── Raw data ──

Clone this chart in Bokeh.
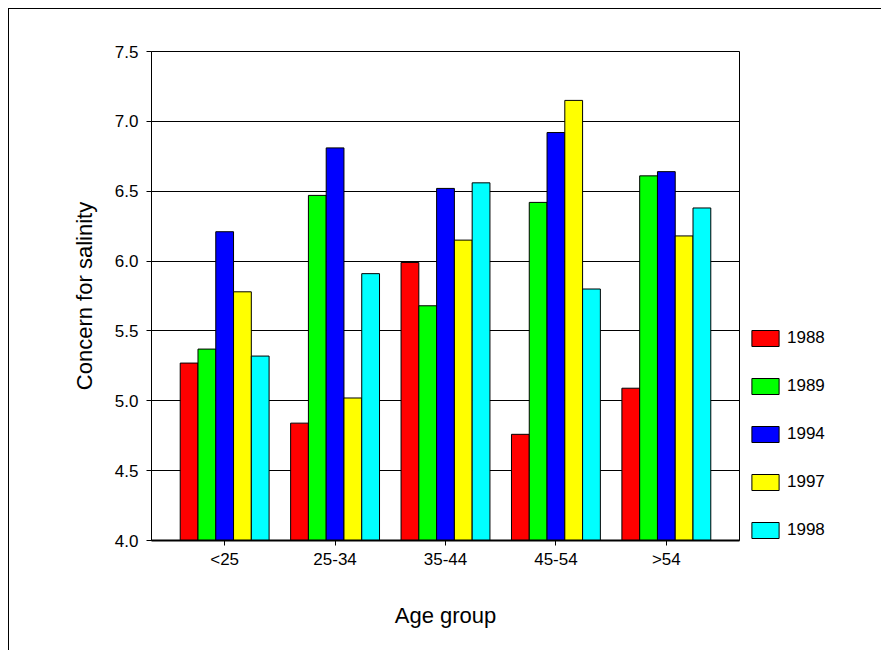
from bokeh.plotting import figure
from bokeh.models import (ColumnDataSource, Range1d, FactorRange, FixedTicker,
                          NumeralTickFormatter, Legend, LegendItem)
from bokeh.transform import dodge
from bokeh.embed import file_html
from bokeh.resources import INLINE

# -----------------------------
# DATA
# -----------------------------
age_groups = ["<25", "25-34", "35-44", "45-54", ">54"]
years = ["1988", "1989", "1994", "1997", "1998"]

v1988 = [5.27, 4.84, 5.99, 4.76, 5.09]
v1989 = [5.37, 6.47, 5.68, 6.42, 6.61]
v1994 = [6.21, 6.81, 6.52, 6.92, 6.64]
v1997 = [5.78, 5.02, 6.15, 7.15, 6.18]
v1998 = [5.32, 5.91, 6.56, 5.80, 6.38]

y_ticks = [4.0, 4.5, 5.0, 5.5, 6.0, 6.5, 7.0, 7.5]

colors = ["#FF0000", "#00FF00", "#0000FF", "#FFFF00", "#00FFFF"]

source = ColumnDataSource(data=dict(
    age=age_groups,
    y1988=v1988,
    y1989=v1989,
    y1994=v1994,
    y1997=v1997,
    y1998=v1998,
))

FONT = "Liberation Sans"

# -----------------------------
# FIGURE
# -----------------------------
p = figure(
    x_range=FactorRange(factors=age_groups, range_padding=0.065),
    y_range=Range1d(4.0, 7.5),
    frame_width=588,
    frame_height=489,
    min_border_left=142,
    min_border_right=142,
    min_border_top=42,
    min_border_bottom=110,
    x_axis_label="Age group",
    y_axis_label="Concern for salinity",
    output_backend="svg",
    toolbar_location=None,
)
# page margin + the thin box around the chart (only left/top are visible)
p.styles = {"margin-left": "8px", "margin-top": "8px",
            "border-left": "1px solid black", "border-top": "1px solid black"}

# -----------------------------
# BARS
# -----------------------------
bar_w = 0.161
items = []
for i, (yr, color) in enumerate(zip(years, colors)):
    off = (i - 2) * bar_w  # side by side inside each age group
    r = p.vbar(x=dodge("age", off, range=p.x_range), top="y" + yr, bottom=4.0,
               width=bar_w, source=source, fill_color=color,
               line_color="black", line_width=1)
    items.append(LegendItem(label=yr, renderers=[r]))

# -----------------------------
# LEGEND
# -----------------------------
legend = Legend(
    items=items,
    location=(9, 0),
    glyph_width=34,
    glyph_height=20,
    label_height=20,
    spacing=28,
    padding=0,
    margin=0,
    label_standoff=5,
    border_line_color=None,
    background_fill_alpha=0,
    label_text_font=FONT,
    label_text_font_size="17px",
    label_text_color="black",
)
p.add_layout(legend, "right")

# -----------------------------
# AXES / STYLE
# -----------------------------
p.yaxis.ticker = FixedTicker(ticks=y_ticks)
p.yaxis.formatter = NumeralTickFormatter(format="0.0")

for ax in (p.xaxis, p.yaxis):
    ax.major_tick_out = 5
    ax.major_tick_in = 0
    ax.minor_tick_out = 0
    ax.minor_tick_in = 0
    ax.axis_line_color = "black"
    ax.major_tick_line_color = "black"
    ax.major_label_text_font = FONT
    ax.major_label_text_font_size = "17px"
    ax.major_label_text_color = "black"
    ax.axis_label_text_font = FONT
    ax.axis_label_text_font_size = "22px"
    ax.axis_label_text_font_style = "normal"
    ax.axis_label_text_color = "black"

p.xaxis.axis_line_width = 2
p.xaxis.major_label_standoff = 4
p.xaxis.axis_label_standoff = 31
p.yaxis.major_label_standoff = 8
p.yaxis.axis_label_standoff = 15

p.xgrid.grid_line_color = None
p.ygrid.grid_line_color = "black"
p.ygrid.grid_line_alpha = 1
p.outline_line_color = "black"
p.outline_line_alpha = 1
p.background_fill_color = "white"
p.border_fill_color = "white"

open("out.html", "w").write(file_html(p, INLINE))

───

Your task is to reproduce all of the material exactly. The pictures stay out.

• Correct answer
Clone this chart in Bokeh.
from bokeh.plotting import figure
from bokeh.models import (ColumnDataSource, Range1d, FactorRange, FixedTicker,
                          NumeralTickFormatter, Legend, LegendItem)
from bokeh.transform import dodge
from bokeh.embed import file_html
from bokeh.resources import INLINE

# -----------------------------
# DATA
# -----------------------------
age_groups = ["<25", "25-34", "35-44", "45-54", ">54"]
years = ["1988", "1989", "1994", "1997", "1998"]

v1988 = [5.27, 4.84, 5.99, 4.76, 5.09]
v1989 = [5.37, 6.47, 5.68, 6.42, 6.61]
v1994 = [6.21, 6.81, 6.52, 6.92, 6.64]
v1997 = [5.78, 5.02, 6.15, 7.15, 6.18]
v1998 = [5.32, 5.91, 6.56, 5.80, 6.38]

y_ticks = [4.0, 4.5, 5.0, 5.5, 6.0, 6.5, 7.0, 7.5]

colors = ["#FF0000", "#00FF00", "#0000FF", "#FFFF00", "#00FFFF"]

source = ColumnDataSource(data=dict(
    age=age_groups,
    y1988=v1988,
    y1989=v1989,
    y1994=v1994,
    y1997=v1997,
    y1998=v1998,
))

FONT = "Liberation Sans"

# -----------------------------
# FIGURE
# -----------------------------
p = figure(
    x_range=FactorRange(factors=age_groups, range_padding=0.065),
    y_range=Range1d(4.0, 7.5),
    frame_width=588,
    frame_height=489,
    min_border_left=142,
    min_border_right=142,
    min_border_top=42,
    min_border_bottom=110,
    x_axis_label="Age group",
    y_axis_label="Concern for salinity",
    output_backend="svg",
    toolbar_location=None,
)
# page margin + the thin box around the chart (only left/top are visible)
p.styles = {"margin-left": "8px", "margin-top": "8px",
            "border-left": "1px solid black", "border-top": "1px solid black"}

# -----------------------------
# BARS
# -----------------------------
bar_w = 0.161
items = []
for i, (yr, color) in enumerate(zip(years, colors)):
    off = (i - 2) * bar_w  # side by side inside each age group
    r = p.vbar(x=dodge("age", off, range=p.x_range), top="y" + yr, bottom=4.0,
               width=bar_w, source=source, fill_color=color,
               line_color="black", line_width=1)
    items.append(LegendItem(label=yr, renderers=[r]))

# -----------------------------
# LEGEND
# -----------------------------
legend = Legend(
    items=items,
    location=(9, 0),
    glyph_width=34,
    glyph_height=20,
    label_height=20,
    spacing=28,
    padding=0,
    margin=0,
    label_standoff=5,
    border_line_color=None,
    background_fill_alpha=0,
    label_text_font=FONT,
    label_text_font_size="17px",
    label_text_color="black",
)
p.add_layout(legend, "right")

# -----------------------------
# AXES / STYLE
# -----------------------------
p.yaxis.ticker = FixedTicker(ticks=y_ticks)
p.yaxis.formatter = NumeralTickFormatter(format="0.0")

for ax in (p.xaxis, p.yaxis):
    ax.major_tick_out = 5
    ax.major_tick_in = 0
    ax.minor_tick_out = 0
    ax.minor_tick_in = 0
    ax.axis_line_color = "black"
    ax.major_tick_line_color = "black"
    ax.major_label_text_font = FONT
    ax.major_label_text_font_size = "17px"
    ax.major_label_text_color = "black"
    ax.axis_label_text_font = FONT
    ax.axis_label_text_font_size = "22px"
    ax.axis_label_text_font_style = "normal"
    ax.axis_label_text_color = "black"

p.xaxis.axis_line_width = 2
p.xaxis.major_label_standoff = 4
p.xaxis.axis_label_standoff = 31
p.yaxis.major_label_standoff = 8
p.yaxis.axis_label_standoff = 15

p.xgrid.grid_line_color = None
p.ygrid.grid_line_color = "black"
p.ygrid.grid_line_alpha = 1
p.outline_line_color = "black"
p.outline_line_alpha = 1
p.background_fill_color = "white"
p.border_fill_color = "white"

open("out.html", "w").write(file_html(p, INLINE))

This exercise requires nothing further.